Selin, now a senior, has enjoyed much success since joining the petroleum program at Missouri S&T. She currently serves as technical teaching assistant to Dr. Ralph Flori, head of the petroleum program, digitizing and designing his lectures. She has also been a member of Student Council and the Turkish Student Association.
“I’ve kept myself busy enough,” she says.
Selin’s concentration is in reservoir engineering. “We’re the ones that figure out how to get oil and gas out of the ground,” she explains. Selin says that she prefers to be in front of a computer helping steer rig operations in the right direction rather than working outside on the rig itself.
Selin is married to fellow student David Kavanagh, a senior in Information Science and Technology. David and Selin met at Jefferson College in Hillsboro, Missouri, where Selin was enrolled for her first two years of college in America. The couple got married seven months later and transferred to S&T together. David is also a member of the Missouri Army National Guard.
Selin first came to America as a high school exchange student.

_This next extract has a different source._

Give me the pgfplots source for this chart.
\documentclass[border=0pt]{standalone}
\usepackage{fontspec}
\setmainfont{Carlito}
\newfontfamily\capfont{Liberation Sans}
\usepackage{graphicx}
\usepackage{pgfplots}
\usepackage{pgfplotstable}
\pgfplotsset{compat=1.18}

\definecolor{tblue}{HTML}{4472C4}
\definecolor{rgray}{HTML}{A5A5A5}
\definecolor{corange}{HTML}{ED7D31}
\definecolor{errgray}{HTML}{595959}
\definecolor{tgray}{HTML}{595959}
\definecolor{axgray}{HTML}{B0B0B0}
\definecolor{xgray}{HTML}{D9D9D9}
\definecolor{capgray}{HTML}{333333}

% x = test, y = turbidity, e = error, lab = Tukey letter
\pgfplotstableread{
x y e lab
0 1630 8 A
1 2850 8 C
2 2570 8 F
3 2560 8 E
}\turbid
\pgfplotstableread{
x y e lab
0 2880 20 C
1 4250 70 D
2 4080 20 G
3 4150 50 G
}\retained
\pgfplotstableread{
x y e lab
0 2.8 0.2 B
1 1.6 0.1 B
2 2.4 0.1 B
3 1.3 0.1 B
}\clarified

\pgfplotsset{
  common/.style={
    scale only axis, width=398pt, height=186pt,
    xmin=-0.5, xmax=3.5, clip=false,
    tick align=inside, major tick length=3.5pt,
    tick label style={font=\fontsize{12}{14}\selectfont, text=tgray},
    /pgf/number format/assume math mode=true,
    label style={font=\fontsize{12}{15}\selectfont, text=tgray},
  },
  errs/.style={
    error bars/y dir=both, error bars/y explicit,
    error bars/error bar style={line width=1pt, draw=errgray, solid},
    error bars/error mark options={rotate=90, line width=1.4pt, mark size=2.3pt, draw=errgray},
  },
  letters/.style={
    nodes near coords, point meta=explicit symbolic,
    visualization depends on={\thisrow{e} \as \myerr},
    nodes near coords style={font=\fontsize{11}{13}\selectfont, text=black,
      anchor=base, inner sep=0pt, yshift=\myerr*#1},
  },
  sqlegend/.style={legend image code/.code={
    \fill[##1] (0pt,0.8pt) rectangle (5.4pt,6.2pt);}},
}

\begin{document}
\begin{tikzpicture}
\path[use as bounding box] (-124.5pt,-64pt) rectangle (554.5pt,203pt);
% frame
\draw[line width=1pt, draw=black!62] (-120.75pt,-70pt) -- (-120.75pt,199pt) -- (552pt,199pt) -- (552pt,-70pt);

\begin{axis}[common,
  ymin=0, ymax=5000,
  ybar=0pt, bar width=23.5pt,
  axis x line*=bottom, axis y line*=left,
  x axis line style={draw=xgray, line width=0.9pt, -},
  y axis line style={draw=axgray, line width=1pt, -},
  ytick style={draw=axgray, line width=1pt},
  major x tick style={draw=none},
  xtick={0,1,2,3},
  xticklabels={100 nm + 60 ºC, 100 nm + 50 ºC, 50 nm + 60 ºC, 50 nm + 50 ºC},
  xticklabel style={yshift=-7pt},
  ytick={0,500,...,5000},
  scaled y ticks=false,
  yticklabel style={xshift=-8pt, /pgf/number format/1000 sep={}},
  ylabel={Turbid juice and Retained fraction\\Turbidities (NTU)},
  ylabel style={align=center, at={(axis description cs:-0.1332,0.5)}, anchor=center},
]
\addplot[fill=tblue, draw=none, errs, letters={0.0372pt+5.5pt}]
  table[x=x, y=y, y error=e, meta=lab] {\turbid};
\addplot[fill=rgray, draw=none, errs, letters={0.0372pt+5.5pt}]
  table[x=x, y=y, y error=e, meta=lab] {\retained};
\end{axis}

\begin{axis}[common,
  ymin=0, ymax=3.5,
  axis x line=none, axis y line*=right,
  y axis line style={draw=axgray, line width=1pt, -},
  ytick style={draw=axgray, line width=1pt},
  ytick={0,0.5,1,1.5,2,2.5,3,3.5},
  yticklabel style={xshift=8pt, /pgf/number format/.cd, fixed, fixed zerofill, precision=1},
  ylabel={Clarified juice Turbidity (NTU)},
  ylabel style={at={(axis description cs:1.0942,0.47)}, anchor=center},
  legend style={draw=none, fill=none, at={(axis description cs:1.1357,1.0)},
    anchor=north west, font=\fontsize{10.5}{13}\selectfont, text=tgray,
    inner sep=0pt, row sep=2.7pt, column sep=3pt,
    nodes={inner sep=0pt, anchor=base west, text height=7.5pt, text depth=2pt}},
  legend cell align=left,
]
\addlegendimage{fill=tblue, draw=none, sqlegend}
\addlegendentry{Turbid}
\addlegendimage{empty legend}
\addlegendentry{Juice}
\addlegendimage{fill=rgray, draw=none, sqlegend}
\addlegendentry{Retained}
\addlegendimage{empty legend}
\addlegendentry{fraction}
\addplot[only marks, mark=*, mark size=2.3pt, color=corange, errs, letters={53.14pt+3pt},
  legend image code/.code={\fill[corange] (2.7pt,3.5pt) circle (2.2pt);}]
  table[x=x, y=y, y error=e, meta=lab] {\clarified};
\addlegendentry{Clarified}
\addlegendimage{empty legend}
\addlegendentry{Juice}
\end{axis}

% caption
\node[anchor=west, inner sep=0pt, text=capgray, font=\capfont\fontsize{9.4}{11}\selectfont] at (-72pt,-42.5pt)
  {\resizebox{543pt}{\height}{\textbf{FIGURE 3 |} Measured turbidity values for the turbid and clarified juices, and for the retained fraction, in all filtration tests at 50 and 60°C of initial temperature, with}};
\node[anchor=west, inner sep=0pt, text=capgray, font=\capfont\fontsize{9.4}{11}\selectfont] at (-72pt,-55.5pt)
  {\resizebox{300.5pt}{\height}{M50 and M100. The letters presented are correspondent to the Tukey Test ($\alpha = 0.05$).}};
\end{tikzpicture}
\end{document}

She lived with Dennis and Elaine Gannon of De Soto, Missouri, and graduated from De Soto High School before returning to Turkey for college.
She considers herself fortunate to have been picked by the Gannons, who are leaders in the De Soto community. Dennis is president of the Jefferson County Port Authority Board and Elaine is state representative for the 115th District, which includes De Soto and Park Hills. They helped Selin adjust to life in America and kept her motivated while she was enrolled at De Soto High.
“I’ve had such a great exchange family. I couldn’t be luckier,” Selin says now.
The Gannons, whose son Andrew graduated from S&T, suggested Selin apply to the university, as well. Selin had heard about the financial success of petroleum engineers, and knew she had the scientific aptitude to succeed in the lucrative petroleum business.
Upon graduation, Selin plans to look for a job in Pennsylvania, Alaska or Colorado. “Somewhere cold,” she says.